The caveat is that not all of the servers sharing the pool can borrow space at the same time. Think of it like your local savings bank. The bank pools funds into a single bucket and invests them with the assumption that not everyone will withdraw all of their money at the same time.
So does this mean you can purchase less storage than you need? Not really. But it lets you manage your resources more effectively, rather than cater to storage requirements in an ad-hoc manner. You now have better control over allocation, and you can perform a trend analysis of how storage is consumed as a function of the global resource pool.
There's a certain school of thought that thin provisioning is a form of virtualization. That's because provisioning works, at a very basic level, as an atomizer that chops allocated storage into smaller chunks or blocks. These particles or chunks are then spread across the various components of the pool in an automated manner, thereby removing the traditional dependency of a LUN on a RAID set (often known as an array or RAID group), which is nothing but a group of drives clubbed together by a common scheme to read and write data on it. By introducing thin provisioning as a layer between a LUN and a RAID set, one can abstract the physical location of the data (i.e., virtualization) and make it easier to provide a set of mobility options around it. For example, Hitachi plans to introduce thin provisioning on virtualized third-party arrays. That means you could create a pool comprising logical disk resources from several arrays. Run out of space on one array? No problem; you simply add resources from other arrays into this pool and you have more space. It's almost like Virtualization 2.0.
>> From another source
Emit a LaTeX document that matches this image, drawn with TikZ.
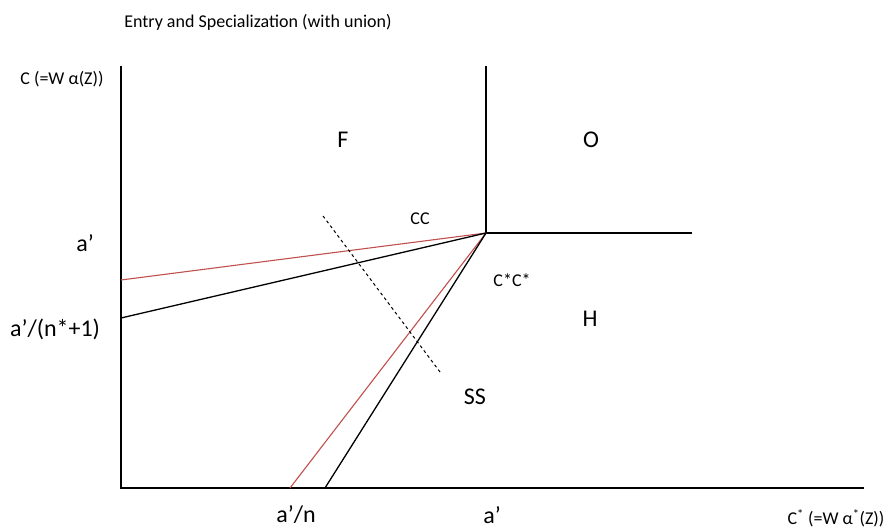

An additional benefit of thin provisioning is performance. Each disk drive has an IOPS, response time and MB/sec rating. Create a RAID set and you have the combined effect of multiple drives working to reduce the numbers that a single drive can offer. Add cache and you get more improvement. (I know it's not that simple, but let's assume it is for comparison.) In a traditional provisioning scheme, if you exceeded the response-time rating of a RAID group, you had to resort to other aggregation mechanisms such as array or host-based striping, or concatenation. With thin provisioning, you suddenly acquire the ability to create a common pool of lots of RAID sets. When you create a LUN or pool, you're essentially spreading this LUN over all of these RAID sets and significantly improving the performance numbers over a traditionally provisioned LUN. This is good news for administrators of applications such as Exchange. They no longer have to spread databases over multiple storage groups to meet the IOPS requirements imposed by heavy usage. The same applies to storage administrators, as the task of checking on the performance of each and every RAID set is minimized to a large extent. This is because each RAID set, by virtue of it being part of a bigger resource pool, now gets a fraction of the IO overhead it would have received if it weren't part of the pool.
The biggest challenge is knowing where your data lives, and whether it can be tracked or recovered if there's a catastrophic component failure. In the case of a traditionally provisioned LUN, the boundaries of the LUN are well established along the cylinders of disks in a RAID set. Sure, you can have a disk fail. But let's face it, how many times do you have a protected RAID set fail? In the world of thin provisioning, the LUN is constructed and maintained in memory or virtual space. Not only is it distributed across multiple RAID sets, but recovery from a failure of the subsystem could be a daunting task. Fans of thin provisioning will likely dismiss this as fear-mongering but, in my opinion, it's a legitimate concern. Vendors should be compelled to provide reliable methods of recovery for thin-provisioned resources.
The other issue is that converting to thin provisioning isn't always easy. You might argue that if a host is using only 20% of its allocated storage, then the unused 80% should become available as free storage once a conversion is complete. That's easier said than done. For starters, the conversion process isn't that simple. Most vendors don't support an online or transparent conversion. Those that support this conversion depend on host-based tools to do so. More importantly, the use of block-level copy tools, such as volume manager mirroring, don't provide the necessary effect because they're designed to update every block on the target storage as a part of the mirroring or copy process. It doesn't matter if that block is unused on the source storage; if it's been allocated, it means it must be mirrored. The target storage then treats a written block as an "accessed" block and the effect of thin provisioning is lost. As a result, some vendors insist that to take advantage of thin provisioning, you need to use it for net-new storage or use conventional methods such as tar or cp to migrate the data.
Unfortunately, thin provisioning hasn't yet evolved to the level of content addressable storage where there's a timestamp associated with every block and it's "retired" depending on its last access time. Perhaps, someday, we'll have that functionality.
Thin provisioning isn't a revolutionary concept, but a novel (and promising) way to address allocation and performance. You must remember that it's not a magical solution to every problem in your storage world. When one of those turns up, I'll be sure to let you know.